Perhaps the most interesting part of Kant and Skepticism is Forster's critical discussion of Kant's "failures of self-reflection". As noted, Kant's claims to completeness are crucial to his case against the Pyrrhonian skeptic. Forster accordingly bashes the Metaphysical Deduction (a favorite whipping boy of Kant scholarship), in which Kant claims to tell the whole story about the logical forms of judgement and the associated a priori concepts -- the categories. Forster also registers the standard complaint that Kant should not be able to count any of his claims about things in themselves as amounting to knowledge claims. But Forster does add this wrinkle: Kant's claims about transcendental idealism are neither analytic nor known through experience; therefore they must be synthetic a priori; but Kant's form of explanation of the possibility of metaphysical knowledge of the synthetic a priori cannot apply here; this is because we cannot hold that "the synthetic a priori thesis of transcendental idealism is itself known in virtue of its being mind-imposed" (67, last emphasis mine).

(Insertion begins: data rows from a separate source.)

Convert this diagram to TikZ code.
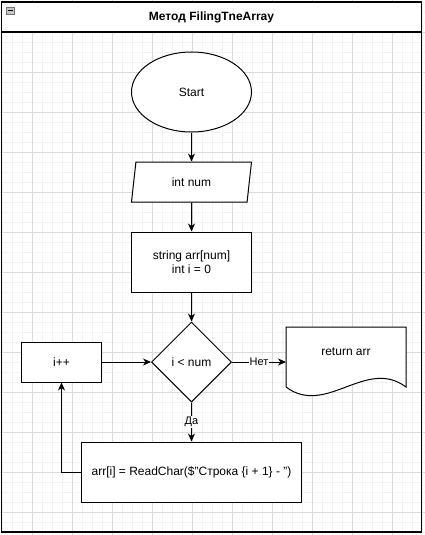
\documentclass[tikz,border=0pt]{standalone}
\usepackage{fontspec}
\setmainfont{Liberation Sans}
\usetikzlibrary{shapes.geometric,arrows.meta}
\tikzset{gridminor/.style={black!5, line width=.8pt},
         gridmajor/.style={black!14, line width=.8pt},
         terminal/.style={ellipse, draw, fill=white,
         minimum width=120, minimum height=80, inner sep=0pt},
         io/.style={trapezium, trapezium left angle=63.4,
         trapezium right angle=116.6, trapezium stretches body,
         draw, fill=white, minimum width=120, minimum height=40, inner sep=0pt},
         process/.style={rectangle, draw, fill=white, align=center,
         minimum width=#1, inner sep=0pt},
         process/.default={120},
         decision/.style={diamond, draw, fill=white,
         minimum width=80, minimum height=80, inner sep=0pt},
         edgelabel/.style={fill=white, inner sep=1pt, font=\fontsize{11}{13}\selectfont}}

\begin{document}
\begin{tikzpicture}[x=1pt, y=-1pt, line width=1pt,
    font=\fontsize{12}{14.5}\selectfont,
    >={Stealth[length=8pt, width=7pt, inset=2.5pt]}]
    \useasboundingbox (0,0) rectangle (425,535);
    \fill[white] (0,0) rectangle (425,535);

    % background grid
    \foreach \gx in {2,12,...,422} \draw[gridminor] (\gx,0) -- (\gx,535);
    \foreach \gy in {2,12,...,532} \draw[gridminor] (0,\gy) -- (425,\gy);
    \foreach \gx in {32,72,...,392} \draw[gridmajor] (\gx,0) -- (\gx,535);
    \foreach \gy in {32,72,...,512} \draw[gridmajor] (0,\gy) -- (425,\gy);

    % container with title
    \fill[white] (1.5,2) rectangle (421.5,32);
    \draw[line width=1.3pt] (1.5,2) rectangle (421.5,532);
    \draw[line width=1.3pt] (1.5,32) -- (421.5,32);
    \node[font=\fontsize{12}{14}\bfseries] (title) at (211.5,17) {Метод FilingTneArray};
    \draw[black!55, fill=black!22, line width=.8pt] (6.5,7) rectangle (14,14.5);
    \draw[line width=1.2pt] (8,10.8) -- (12.5,10.8);

    \node[terminal] (start) at (191.5,92) {Start};
    \node[io] (num) at (191.5,182) {int num};
    \node[process, minimum height=60] (init) at (191.5,262) {string arr[num]\\int i = 0};
    \node[decision] (cond) at (191.5,362) {i < num};
    \node[process=80, minimum height=40] (inc) at (61.5,362) {i++};
    \node[process=220, minimum height=60] (read) at (191.5,472)
         {arr[i] = ReadChar(\$\symbol{34}Строка \{i + 1\} - \symbol{34})};

    \node[minimum width=120, minimum height=60, inner sep=0pt, outer sep=0pt] (ret) at (346,357) {};
    \draw[fill=white] (ret.north west) -- (ret.north east) -- (ret.south east)
        .. controls +(-40,-30) and +(40,30) .. (ret.south west) -- cycle;
    \node (rettext) at (346,352) {return arr};

    \draw[->] (start) -- (num);
    \draw[->] (num) -- (init);
    \draw[->] (init) -- (cond);
    \draw[->] (cond.south) -- node[edgelabel] {Да} (read.north);
    \draw[->] (cond.east) -- node[edgelabel] {Нет} (cond.east -| ret.west);
    \draw[->] (inc.east) -- (cond.west);
    \draw[->] (read.west) -| (inc.south);
\end{tikzpicture}
\end{document}
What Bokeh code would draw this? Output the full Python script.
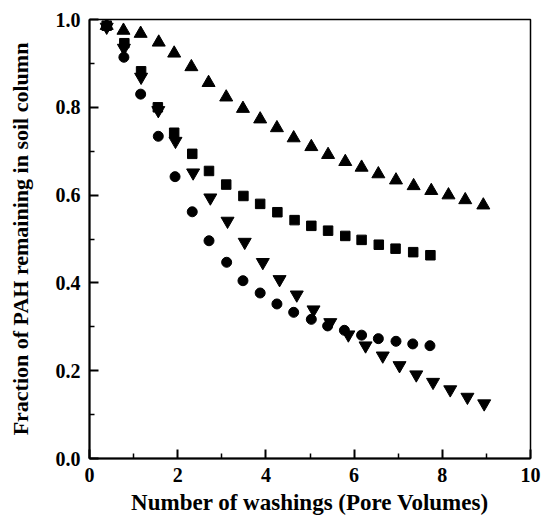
from bokeh.plotting import figure
from bokeh.models import FixedTicker, PrintfTickFormatter, Range1d
from bokeh.embed import file_html
from bokeh.resources import INLINE

# Data (pore volumes vs fraction remaining)
x_up = [0.39, 0.77, 1.16, 1.57, 1.92, 2.31, 2.70, 3.10, 3.48, 3.87, 4.25, 4.63, 5.03,
        5.41, 5.80, 6.17, 6.55, 6.95, 7.35, 7.75, 8.14, 8.52, 8.93]
y_up = [0.986, 0.975, 0.968, 0.948, 0.923, 0.892, 0.856, 0.823, 0.797, 0.773, 0.753,
        0.730, 0.710, 0.692, 0.676, 0.663, 0.648, 0.634, 0.621, 0.610, 0.600, 0.589, 0.577]

x_sq = [0.39, 0.79, 1.17, 1.55, 1.92, 2.33, 2.71, 3.10, 3.49, 3.87, 4.26, 4.65, 5.03,
        5.41, 5.80, 6.17, 6.56, 6.94, 7.34, 7.73]
y_sq = [0.986, 0.946, 0.882, 0.800, 0.742, 0.694, 0.655, 0.624, 0.598, 0.580, 0.561,
        0.543, 0.530, 0.519, 0.507, 0.498, 0.487, 0.478, 0.470, 0.463]

x_ci = [0.39, 0.78, 1.16, 1.56, 1.94, 2.33, 2.71, 3.11, 3.48, 3.87, 4.25, 4.63, 5.03,
        5.40, 5.78, 6.17, 6.55, 6.95, 7.33, 7.72]
y_ci = [0.985, 0.914, 0.830, 0.734, 0.642, 0.562, 0.496, 0.447, 0.405, 0.377, 0.352,
        0.333, 0.317, 0.302, 0.292, 0.281, 0.273, 0.267, 0.261, 0.257]

x_dn = [0.39, 0.78, 1.17, 1.56, 1.95, 2.35, 2.74, 3.13, 3.52, 3.93, 4.31, 4.70, 5.08,
        5.46, 5.87, 6.26, 6.65, 7.03, 7.41, 7.79, 8.18, 8.57, 8.95]
y_dn = [0.983, 0.935, 0.869, 0.793, 0.723, 0.651, 0.594, 0.541, 0.493, 0.447, 0.408,
        0.373, 0.339, 0.310, 0.282, 0.257, 0.234, 0.212, 0.191, 0.174, 0.157, 0.140, 0.125]

x_ticks = [0, 2, 4, 6, 8, 10]
x_minor = [1, 3, 5, 7, 9]
y_ticks = [0.0, 0.2, 0.4, 0.6, 0.8, 1.0]
y_minor = [0.1, 0.3, 0.5, 0.7, 0.9]

FONT = "Liberation Serif"

p = figure(width=541, height=517, output_backend="svg", toolbar_location=None,
           x_range=Range1d(0, 10), y_range=Range1d(0, 1),
           min_border_left=89, min_border_right=11, min_border_top=19, min_border_bottom=58)
p.xgrid.visible = False
p.ygrid.visible = False
p.outline_line_color = "black"
p.outline_line_width = 1.5
p.outline_line_alpha = 1.0
p.background_fill_color = "white"
p.border_fill_color = "white"

p.scatter(x_up, y_up, marker="triangle", size=13, color="black")
p.scatter(x_sq, y_sq, marker="square", size=9.5, color="black")
p.scatter(x_ci, y_ci, marker="circle", size=10, color="black")
p.scatter(x_dn, y_dn, marker="inverted_triangle", size=13, color="black")

for ax, ticks, minor in ((p.xaxis[0], x_ticks, x_minor), (p.yaxis[0], y_ticks, y_minor)):
    ax.ticker = FixedTicker(ticks=ticks, minor_ticks=minor)
    ax.axis_line_width = 2
    ax.major_tick_line_width = 2
    ax.minor_tick_line_width = 1.5
    ax.major_tick_in = 9
    ax.major_tick_out = 0
    ax.minor_tick_in = 5
    ax.minor_tick_out = 0
    ax.major_label_text_font = FONT
    ax.major_label_text_font_style = "bold"
    ax.major_label_text_font_size = "20px"
    ax.major_label_text_color = "black"
    ax.axis_label_text_font = FONT
    ax.axis_label_text_font_style = "bold"
    ax.axis_label_text_color = "black"

p.xaxis[0].axis_label_text_font_size = "23px"
p.yaxis[0].axis_label_text_font_size = "22px"
p.yaxis[0].formatter = PrintfTickFormatter(format="%.1f")
p.xaxis[0].major_label_standoff = 9
p.yaxis[0].major_label_standoff = 9
p.xaxis.axis_label = "Number of washings (Pore Volumes)"
p.yaxis.axis_label = "Fraction of PAH remaining in soil column"
p.xaxis[0].axis_label_standoff = 5
p.yaxis[0].axis_label_standoff = 20

open("out.html", "w").write(file_html(p, INLINE))
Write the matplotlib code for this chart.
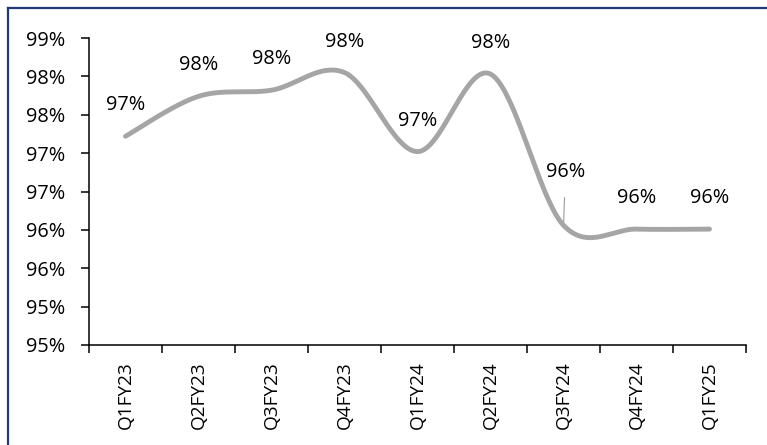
import math
import numpy as np
import matplotlib
matplotlib.use("Agg")
import matplotlib.pyplot as plt
from matplotlib.lines import Line2D

plt.rcParams['font.family'] = ['Open Sans', 'DejaVu Sans']

quarters = ["Q1FY23", "Q2FY23", "Q3FY23", "Q4FY23", "Q1FY24",
            "Q2FY24", "Q3FY24", "Q4FY24", "Q1FY25"]
collection_eff = [97.72, 98.24, 98.32, 98.55, 97.52, 98.53, 96.56, 96.51, 96.51]
yticks = [95.0, 95.5, 96.0, 96.5, 97.0, 97.5, 98.0, 98.5, 99.0]


def pct(v):
    # whole-number percent, dropping the decimals
    return "%d%%" % math.floor(v + 1e-9)


def smooth(xs, ys, n=40):
    # catmull-rom style bezier through every point
    xs = np.asarray(xs, float)
    ys = np.asarray(ys, float)
    px = np.concatenate([[xs[0]], xs, [xs[-1]]])
    py = np.concatenate([[ys[0]], ys, [ys[-1]]])
    outx, outy = [], []
    for i in range(1, len(px) - 2):
        p0 = np.array([px[i], py[i]])
        p3 = np.array([px[i + 1], py[i + 1]])
        c1 = p0 + (p3 - np.array([px[i - 1], py[i - 1]])) / 6.0
        c2 = p3 - (np.array([px[i + 2], py[i + 2]]) - p0) / 6.0
        t = np.linspace(0, 1, n)[:, None]
        b = ((1 - t) ** 3) * p0 + 3 * ((1 - t) ** 2) * t * c1 \
            + 3 * (1 - t) * t ** 2 * c2 + t ** 3 * p3
        outx.extend(b[:, 0])
        outy.extend(b[:, 1])
    return outx, outy


x = np.arange(len(quarters))
fs = 14.3

fig = plt.figure(figsize=(7.67, 4.45), dpi=100)
ax = fig.add_axes([89 / 767, 1 - 345 / 445, (746 - 89) / 767, (345 - 38) / 445])

sx, sy = smooth(x, collection_eff)
ax.plot(sx, sy, color='#A5A5A5', lw=3.5, solid_capstyle='round', zorder=3)

ax.set_xlim(-0.5, len(quarters) - 0.5)
ax.set_ylim(95, 99)

ax.set_yticks(yticks)
ax.set_yticklabels([pct(v) for v in yticks])
ax.set_xticks(np.arange(len(quarters) + 1) - 0.5)
ax.set_xticklabels([])
ax.set_xticks(x, minor=True)
ax.set_xticklabels(quarters, minor=True, rotation=90)
ax.tick_params(axis='x', which='minor', length=0, pad=12, labelsize=13.7)
ax.tick_params(axis='x', which='major', length=5.8, width=1.1, direction='out')
ax.tick_params(axis='y', length=5.8, width=1.1, pad=11, labelsize=fs)

for s in ['top', 'right']:
    ax.spines[s].set_visible(False)
for s in ['left', 'bottom']:
    ax.spines[s].set_linewidth(1.1)

# data labels
for i, v in enumerate(collection_eff):
    if quarters[i] == "Q3FY24":
        ax.annotate(pct(v), (i, v), xytext=(2, 53), textcoords='offset pixels',
                    ha='center', va='center', fontsize=fs,
                    arrowprops=dict(arrowstyle='-', color='#A5A5A5', lw=0.9,
                                    shrinkA=9, shrinkB=1))
    else:
        ax.annotate(pct(v), (i, v), xytext=(0, 31), textcoords='offset pixels',
                    ha='center', va='center', fontsize=fs)

# frame on the left and top edges
fig.add_artist(Line2D([7.5 / 767, 7.5 / 767], [0, 1 - 7.5 / 445],
                      transform=fig.transFigure, color='#1F3A78', lw=1.6))
fig.add_artist(Line2D([7.5 / 767, 1], [1 - 7.5 / 445, 1 - 7.5 / 445],
                      transform=fig.transFigure, color='#1F3A78', lw=1.6))

fig.savefig("out.png", dpi=100)
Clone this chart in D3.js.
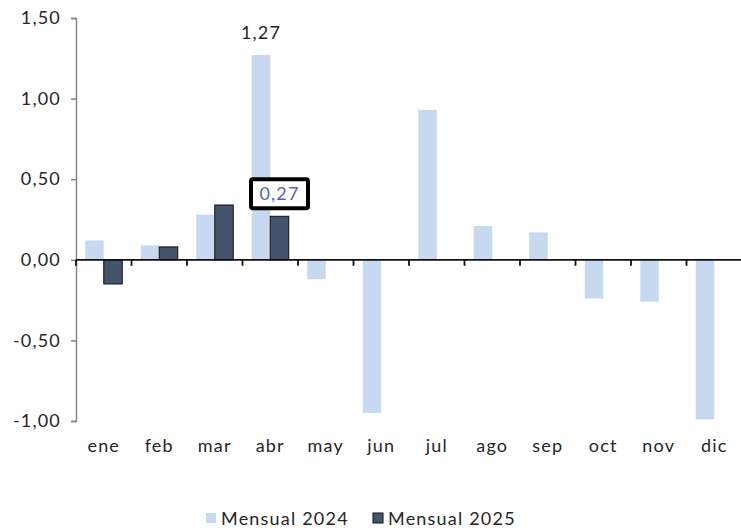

Forster's most provocative criticism of Kant's anti-Humeanism begins with a well-known question: what is the status of the backbone conditionals of transcendental arguments? Forster's wrinkle is to give a novel argument that Kant faces a problematic dilemma. Consider the backbone conditional for a transcendental argument aimed at establishing the truth of a synthetic a priori principle, say the causal principle. Either the backbone conditional is analytic, or it is synthetic. Suppose the conditional is analytic. According to Forster, for Kant, synthetic a priori principles must be "interpreted as restricted in their scope to relevant (objects of) experience" (65, author's emphasis). In the case of the causal principle, this restriction has the consequence that the backbone conditional has the form:

For all x, if x is an experiencable objective temporal event, then x has a cause.

But now it is obvious that we cannot take this universally quantified conditional to be analytic. Whatever exactly our universal claim about causation turns out to be, it is not supposed to turn out to be an analytic a priori claim.[7]

On the second horn of the dilemma, we suppose that the backbone conditional is synthetic. The conditional is a priori as well. But "Kant requires … that no synthetic a priori proposition of metaphysics be accepted until it has received a satisfactory justification" (65). Whatever the justifying argument for the conditional might be, it will contain at least one synthetic a priori premise φ. But what is the justifying argument for φ itself? Whatever it is, the argument will contain at least one synthetic a priori premise ψ. But what is the justifying argument for ψ itself …

Forster thinks that an analogous dilemma holds for transcendental arguments purporting to establish the successful reference of a priori concepts. The "synthetic horn" of the dilemma is again the generation of a regress argument of the kind just considered. The "analytic horn" runs as follows. Suppose that the concept experience of kind E contains the target a priori concept C, so that "If there is experience of kind E, then C genuinely refers" is analytic. It would follow, according to Forster, that the concept experience of kind E is itself an a priori concept. But then why should the Humean skeptic simply grant that the latter is a genuine concept, when the very existence of genuine a priori concepts is under debate? Though Forster does not put the point in this way, it is as if we say to the Humean skeptic: "Surely you grant that the concept of red necessitating cause has genuine reference. That concept contains the concept of necessitating cause. So that a priori concept has genuine reference."

The "synthetic horns" of the dilemmas could perhaps be avoided. Perhaps a Kantian theorist could maintain that some synthetic a priori propositions are non-inferentially justified, just as is the case, on a foundationalist view, with some synthetic a posteriori propositions. Such a move, however, takes us back to Forster's query: Is it really open to Kant to hold that basic, primitive metaphysical knowledge of synthetic a priori propositions, such as "Transcendental idealism is true", simply get a pass in virtue of their "apodeictic certainty"?

Though Kant and Skepticism is a rather slender work that leaves the reader wanting more, sir, please, it is a very helpful addition to the corpus of Kant commentary. It is clearly and elegantly written, and anyone interested in Kant on skepticism should read it.

[1] See Kant and Skepticism (Princeton: Princeton University Press, 2008), p. 11. All subsequent page references in the text are to Forster's book.

[2] Critique of Pure Reason, B275.

[3] Critique of Pure Reason, B275.

[4] See P.F. Strawson's The Bounds of Sense (London: Methuen, 1966).

[5] More on this later.

[6] It is the schematised categories that apply to the spatio-temporal world. So the Schematism must be conjoined with the Transcendental Deduction in order to get the results in question.

[7] This is my own reconstruction of Forster's reasoning.